山芳製菓では、ポテトチップスの市場占有率が3.4%であり、ランチェスター戦略でいうところの「弱者」ですが、現在も売上の半分を占めるPB製品の製造ノウハウを活用し、NB製品の製造を行うようになりました。さらに、PB製品の販売先にNB製品も販売するという相乗効果を活用した戦略も行っています。

[本文]

今回も、前回に引き続き、作家の濱畠太さんのご著書、「『わさビーフ』したたかに笑う。業界3位以下の会社のための商品戦略」を読んで、私が気づいたことについて説明します。前回は、山芳製菓では、直接的に大ヒット商品を狙わず、差別化を図ることでヒットすることを狙っていますが、これは、お客様のニーズが多様化し、感覚や気分によってモノやサービスが消費されるようになってきていると考えているためということについて説明しました。

これに続いて、濱畠さんは、山芳製菓は、ランチェスター戦略を応用した戦略を実践していると述べておられます。

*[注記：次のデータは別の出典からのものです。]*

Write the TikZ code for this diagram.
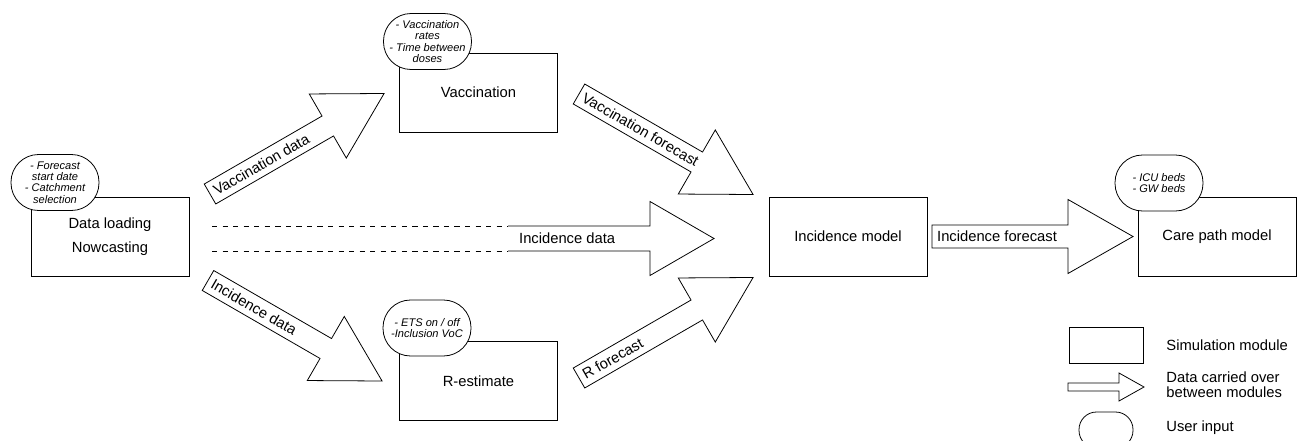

「ランチェスター経営を、マーケティングや経営に応用して考えるというのは、もはや、定番化されつつあります。一般的に、人員も投資も規模の小さい中小企業は、ランチェスターの第1法則である、接近戦で戦う方が、効率がいいと考えられます。

大企業が手の回らない隙間(ニッチ)の市場、あるいは、特定の地域にエリアを絞り込み、一点集中型で攻めることが有効です。(中略)山芳製菓も、ランチェスター戦略の『弱者の戦略』を意識しています。ポテトチップス市場ではシェア3.4%の弱者であり、弱者としてどう戦うべきか、戦略を明確に打ち出す必要があります。流通との協力体制によるPBの展開は、弱者の戦略の1つの具現化といえるでしょう。現在、売上の半分はPBです。

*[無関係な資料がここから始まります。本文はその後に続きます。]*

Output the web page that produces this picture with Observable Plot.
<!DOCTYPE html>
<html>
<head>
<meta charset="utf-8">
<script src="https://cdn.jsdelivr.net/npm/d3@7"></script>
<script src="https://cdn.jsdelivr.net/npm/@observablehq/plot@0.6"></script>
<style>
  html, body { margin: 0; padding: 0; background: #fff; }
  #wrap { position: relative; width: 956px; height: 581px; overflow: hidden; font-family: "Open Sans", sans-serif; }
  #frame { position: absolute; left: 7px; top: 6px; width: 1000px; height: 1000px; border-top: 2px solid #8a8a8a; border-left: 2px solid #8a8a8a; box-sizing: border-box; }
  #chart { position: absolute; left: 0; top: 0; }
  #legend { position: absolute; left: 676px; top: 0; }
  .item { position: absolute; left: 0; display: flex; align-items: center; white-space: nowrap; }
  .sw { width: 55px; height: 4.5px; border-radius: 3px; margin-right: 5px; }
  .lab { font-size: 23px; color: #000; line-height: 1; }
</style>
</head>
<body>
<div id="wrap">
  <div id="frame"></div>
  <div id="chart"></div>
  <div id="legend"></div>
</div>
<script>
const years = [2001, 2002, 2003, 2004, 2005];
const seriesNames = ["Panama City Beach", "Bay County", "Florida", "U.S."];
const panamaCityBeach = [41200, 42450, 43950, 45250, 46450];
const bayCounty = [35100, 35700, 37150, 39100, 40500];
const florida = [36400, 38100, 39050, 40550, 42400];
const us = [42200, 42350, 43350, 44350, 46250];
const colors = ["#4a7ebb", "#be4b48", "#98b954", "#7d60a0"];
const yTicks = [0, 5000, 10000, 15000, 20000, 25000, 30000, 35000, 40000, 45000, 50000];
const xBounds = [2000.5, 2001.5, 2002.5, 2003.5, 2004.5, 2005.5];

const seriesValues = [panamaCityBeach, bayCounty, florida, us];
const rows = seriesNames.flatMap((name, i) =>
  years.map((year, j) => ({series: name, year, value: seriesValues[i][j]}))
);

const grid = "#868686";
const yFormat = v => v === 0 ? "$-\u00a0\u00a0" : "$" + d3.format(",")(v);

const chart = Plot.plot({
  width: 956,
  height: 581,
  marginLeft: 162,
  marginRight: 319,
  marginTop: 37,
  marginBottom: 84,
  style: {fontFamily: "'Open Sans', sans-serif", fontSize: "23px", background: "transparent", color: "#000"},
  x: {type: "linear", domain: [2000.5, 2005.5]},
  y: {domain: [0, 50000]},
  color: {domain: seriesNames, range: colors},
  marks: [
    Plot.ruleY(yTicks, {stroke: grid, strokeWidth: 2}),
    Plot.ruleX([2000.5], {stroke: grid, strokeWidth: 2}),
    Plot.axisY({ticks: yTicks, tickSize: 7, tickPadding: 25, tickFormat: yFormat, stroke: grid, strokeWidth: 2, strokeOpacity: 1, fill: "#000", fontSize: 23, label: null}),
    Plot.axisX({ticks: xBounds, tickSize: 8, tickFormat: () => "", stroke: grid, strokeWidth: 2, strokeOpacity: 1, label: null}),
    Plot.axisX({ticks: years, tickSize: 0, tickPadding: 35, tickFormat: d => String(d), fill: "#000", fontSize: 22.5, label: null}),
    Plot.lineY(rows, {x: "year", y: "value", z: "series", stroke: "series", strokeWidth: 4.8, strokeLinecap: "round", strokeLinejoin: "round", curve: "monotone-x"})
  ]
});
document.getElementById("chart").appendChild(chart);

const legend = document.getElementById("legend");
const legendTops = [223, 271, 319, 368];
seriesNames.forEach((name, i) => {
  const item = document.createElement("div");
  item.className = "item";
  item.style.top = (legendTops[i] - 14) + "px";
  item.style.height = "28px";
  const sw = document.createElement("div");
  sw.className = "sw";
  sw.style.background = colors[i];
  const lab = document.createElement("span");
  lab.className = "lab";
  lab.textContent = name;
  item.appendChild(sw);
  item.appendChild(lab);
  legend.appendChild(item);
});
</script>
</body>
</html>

PBは、場合によって薄利多売を加速するために、食品製造業の一部では撤退する会社もあり、どのメーカーでもPBではそれほど利益が出ていません。しかし、PBを請け負うことで、NBの商品も置いてもらうといった営業展開をするなど、結果としては利益を生み出しています。PBとNBを別々に考えるのではなく、互いの影響力を考慮した上で展開していく必要があるのです。今ではどのメーカーもPBで学んだことをNBに活かす戦略をとっています」(74ページ)

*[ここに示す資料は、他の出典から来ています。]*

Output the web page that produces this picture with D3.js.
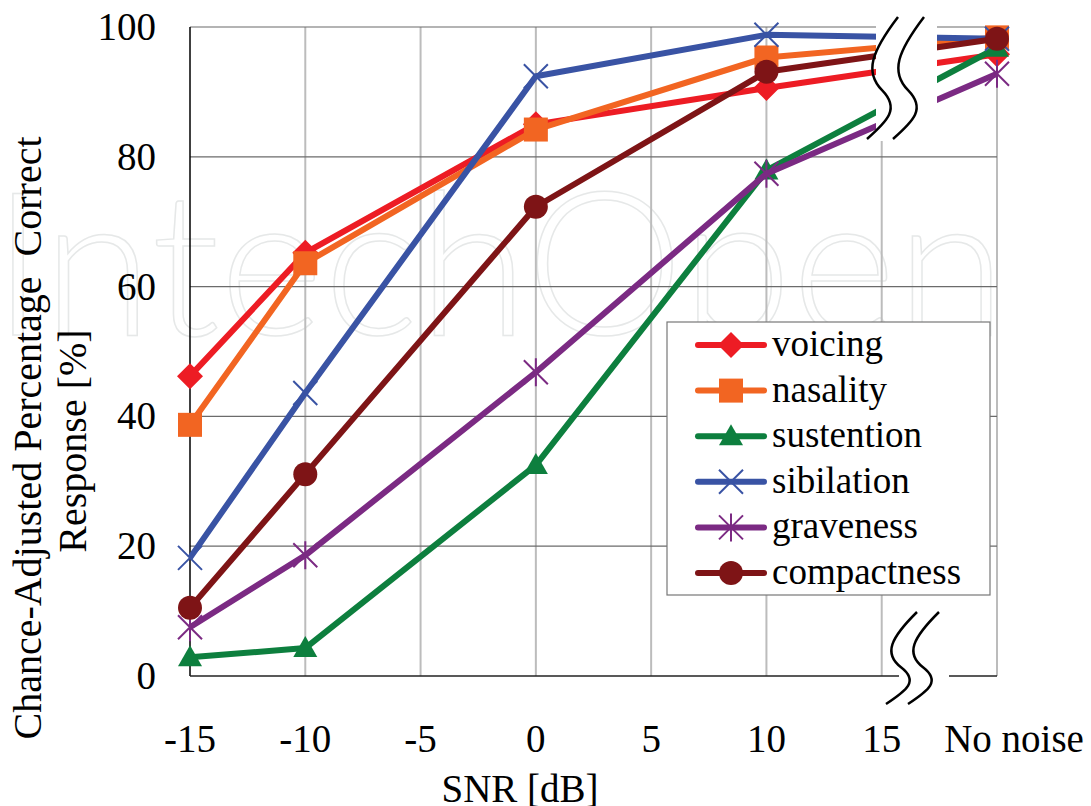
<!DOCTYPE html>
<html>
<head>
<meta charset="utf-8">
<script src="https://cdn.jsdelivr.net/npm/d3@7"></script>
</head>
<body style="margin:0">
<script>
// x positions: 20 stands for "No noise"
var snr = [-15, -10, 0, 10, 20];
var xTicks = [-15, -10, -5, 0, 5, 10, 15, 20];
var xTickLabels = ["-15", "-10", "-5", "0", "5", "10", "15", "No noise"];
var yTicks = [0, 20, 40, 60, 80, 100];

var names = ["voicing", "nasality", "sustention", "sibilation", "graveness", "compactness"];
var voicing     = [46.2, 65.2, 85.0, 90.6, 95.8];
var nasality    = [38.7, 63.6, 84.2, 95.3, 98.4];
var sustention  = [2.9, 4.3, 32.5, 77.9, 96.8];
var sibilation  = [18.2, 43.6, 92.4, 98.8, 98.2];
var graveness   = [7.5, 18.6, 46.8, 77.4, 92.8];
var compactness = [10.5, 31.1, 72.3, 93.1, 98.2];

var colors = ["#ed1c24", "#f26522", "#0d7f3e", "#3953a4", "#7b2a83", "#7e1416"];
var shapes = ["diamond", "square", "triangle", "x", "star", "circle"];

var series = [voicing, nasality, sustention, sibilation, graveness, compactness].map(function(v, i) {
  return { name: names[i], values: v, color: colors[i], shape: shapes[i] };
});

var width = 1091, height = 806;
var x = d3.scaleLinear().domain([-15, 20]).range([190, 997]);
var y = d3.scaleLinear().domain([0, 100]).range([676, 27]);

var svg = d3.select("body").append("svg")
    .attr("width", width)
    .attr("height", height)
    .attr("font-family", "Liberation Serif");

function serifText(sel, size) {
  return sel.attr("font-family", "Liberation Serif")
    .style("font-family", function() { return "'Liberation Serif', monospace"; })
    .style("font-size", size + "px");
}

// faint watermark
svg.append("text")
    .attr("x", -8).attr("y", 335)
    .attr("font-family", "Lato")
    .style("font-family", "Lato")
    .style("font-size", "200px")
    .style("font-weight", "300")
    .style("fill", "none")
    .style("stroke", "#e6e8e8")
    .style("stroke-width", 1.5)
    .text("IntechOpen");

// vertical grid
svg.append("g").selectAll("line")
    .data(xTicks.slice(1))
    .enter().append("line")
    .attr("x1", function(d) { return x(d); })
    .attr("x2", function(d) { return x(d); })
    .attr("y1", y(100)).attr("y2", y(0))
    .style("stroke", "#bcbcbc")
    .style("stroke-width", 2);

// horizontal grid
svg.append("g").selectAll("line")
    .data(yTicks.slice(1))
    .enter().append("line")
    .attr("x1", x(-15)).attr("x2", x(20))
    .attr("y1", function(d) { return y(d); })
    .attr("y2", function(d) { return y(d); })
    .style("stroke", "#6b6b6b")
    .style("stroke-width", 1.2);

// axes
svg.append("line")
    .attr("x1", x(-15)).attr("x2", x(-15))
    .attr("y1", y(100)).attr("y2", y(0))
    .style("stroke", "#000").style("stroke-width", 1.5);
svg.append("line")
    .attr("x1", x(-15)).attr("x2", x(20))
    .attr("y1", y(0)).attr("y2", y(0))
    .style("stroke", "#222").style("stroke-width", 1.5);

// tick labels
svg.append("g").selectAll("text")
    .data(yTicks)
    .enter().append("text")
    .attr("x", 156)
    .attr("y", function(d) { return y(d) + 13; })
    .attr("text-anchor", "end")
    .call(serifText, 39)
    .text(function(d) { return d; });

svg.append("g").selectAll("text")
    .data(xTicks)
    .enter().append("text")
    .attr("x", function(d, i) { return x(d) + (i == 7 ? 17 : 0); })
    .attr("y", 752)
    .attr("text-anchor", "middle")
    .call(serifText, 39)
    .text(function(d, i) { return xTickLabels[i]; });

svg.append("text")
    .attr("x", 520).attr("y", 802)
    .attr("text-anchor", "middle")
    .call(serifText, 39)
    .text("SNR [dB]");

svg.append("text")
    .attr("transform", "translate(41,438) rotate(-90)")
    .attr("text-anchor", "middle")
    .call(serifText, 40)
    .text("Chance-Adjusted Percentage\u00a0\u00a0Correct");
svg.append("text")
    .attr("transform", "translate(86,441) rotate(-90)")
    .attr("text-anchor", "middle")
    .call(serifText, 40)
    .text("Response [%]");

// markers
function drawMarker(g, shape, color, cx, cy) {
  if (shape == "circle") {
    g.append("circle").attr("cx", cx).attr("cy", cy).attr("r", 12).style("fill", color);
  } else if (shape == "square") {
    g.append("rect").attr("x", cx - 12).attr("y", cy - 12).attr("width", 24).attr("height", 24).style("fill", color);
  } else if (shape == "diamond") {
    g.append("path").attr("d", "M" + cx + "," + (cy - 13) + "L" + (cx + 13) + "," + cy + "L" + cx + "," + (cy + 13) + "L" + (cx - 13) + "," + cy + "Z").style("fill", color);
  } else if (shape == "triangle") {
    g.append("path").attr("d", "M" + cx + "," + (cy - 12) + "L" + (cx + 12) + "," + (cy + 9) + "L" + (cx - 12) + "," + (cy + 9) + "Z").style("fill", color);
  } else if (shape == "x") {
    g.append("path").attr("d", "M" + (cx - 12) + "," + (cy - 12) + "L" + (cx + 12) + "," + (cy + 12) + "M" + (cx + 12) + "," + (cy - 12) + "L" + (cx - 12) + "," + (cy + 12))
      .style("stroke", color).style("stroke-width", 2);
  } else if (shape == "star") {
    g.append("path").attr("d", "M" + (cx - 12) + "," + (cy - 12) + "L" + (cx + 12) + "," + (cy + 12) + "M" + (cx + 12) + "," + (cy - 12) + "L" + (cx - 12) + "," + (cy + 12) + "M" + cx + "," + (cy - 14) + "L" + cx + "," + (cy + 14))
      .style("stroke", color).style("stroke-width", 2);
  }
}

var line = d3.line()
    .x(function(d, i) { return x(snr[i]); })
    .y(function(d) { return y(d); });

var plot = svg.append("g");
series.forEach(function(s) {
  plot.append("path")
      .datum(s.values)
      .attr("d", line)
      .style("fill", "none")
      .style("stroke", s.color)
      .style("stroke-width", 6)
      .style("stroke-linejoin", "round");
  s.values.forEach(function(v, i) {
    drawMarker(plot, s.shape, s.color, x(snr[i]), y(v));
  });
});

// axis break marks
function squiggle(x0, y0, dy) {
  return "M" + x0 + "," + y0 +
    "C" + (x0 - 26) + "," + (y0 + dy * 0.28) + " " + (x0 - 34) + "," + (y0 + dy * 0.45) + " " + (x0 - 16) + "," + (y0 + dy * 0.6) +
    "C" + (x0 + 2) + "," + (y0 + dy * 0.75) + " " + (x0 - 10) + "," + (y0 + dy * 0.85) + " " + (x0 - 31) + "," + (y0 + dy);
}
svg.append("rect").attr("x", 876).attr("y", 15).attr("width", 61).attr("height", 126).style("fill", "#fff");
svg.append("path").attr("d", squiggle(898, 17, 122)).style("fill", "none").style("stroke", "#000").style("stroke-width", 2.5);
svg.append("path").attr("d", squiggle(924, 17, 122)).style("fill", "none").style("stroke", "#000").style("stroke-width", 2.5);

svg.append("rect").attr("x", 899).attr("y", 610).attr("width", 50).attr("height", 95).style("fill", "#fff");
svg.append("path").attr("d", squiggle(917, 612, 92)).style("fill", "none").style("stroke", "#000").style("stroke-width", 2.5);
svg.append("path").attr("d", squiggle(939, 612, 92)).style("fill", "none").style("stroke", "#000").style("stroke-width", 2.5);

// legend
var legend = svg.append("g").attr("transform", "translate(667,322)");
legend.append("rect")
    .attr("width", 323).attr("height", 273)
    .style("fill", "#fff")
    .style("stroke", "#777")
    .style("stroke-width", 1.2);
series.forEach(function(s, i) {
  var ly = 23 + i * 45.6;
  legend.append("line")
      .attr("x1", 31).attr("x2", 97)
      .attr("y1", ly).attr("y2", ly)
      .style("stroke", s.color)
      .style("stroke-width", 6)
      .style("stroke-linecap", "round");
  drawMarker(legend, s.shape, s.color, 64, ly);
  legend.append("text")
      .attr("x", 105).attr("y", ly + 11)
      .call(serifText, 37)
      .text(s.name);
});
</script>
</body>
</html>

ここで、PBとNBについて補足します。PBはプライベートブランド(Private Brand)のことで、ここでは、製造会社が小売会社から委託されて製造する製品で、小売会社のブランドで販売される製品のことと理解してください。一方、NBはナショナルブランド(National Brand)のことで、ここでは、製造会社が自ら開発し、製造会社のブランドで販売される製品のことと理解してください。

話しを本題に戻すと、濱畠さんは、「今ではどのメーカーもPBで学んだことをNBに活かす戦略をとっています」と述べておられますが、今後も、このような手法を実践する会社は増えていくと思います。その理由のひとつは、「経験曲線効果」を期待できるからです。経験曲線効果とは、「製品の累積生産高が増加すると、生産コストは減少する」という考え方です。具体的には、累積生産量が2倍になると、生産コストは20%程度減少すると言われていますが、これについては直接的な根拠はないようです。

ただ、生産量が増加するにしたがって、習熟度が高まったり、ノウハウが蓄積されたりするので、生産コストが減少することは間違いないでしょう。ですから、最初からNB製品を製造するよりも、PB商品を製造していた経験のある状態でNB製品を製造する方が、コスト面では有利になります。さらに、最近では、中小企業でも、この経験曲線効果を活かして、OEM(相手先ブランド製造)を専門的に行っている製造会社も増加しているようです。このような観点から、山芳製菓の戦略は適切であると言えるでしょう。

さらに、私が、同社の戦略で気づいたことは、「PBを請け負うことで、NBの商品も置いてもらうといった営業展開をする」という点です。これは、PBの流通経路にNBも乗せるという相乗効果が得られる手法です。すなわち、PBを製造している会社が、NBも製造するという多角化によって効率化が図られており、「範囲の経済」が実現されていると言えます。このように、山芳製菓は、PBの製造ノウハウを持っている、流通経路を持っているという自社の強みを上手に活用し、収益機会を増やしているようです。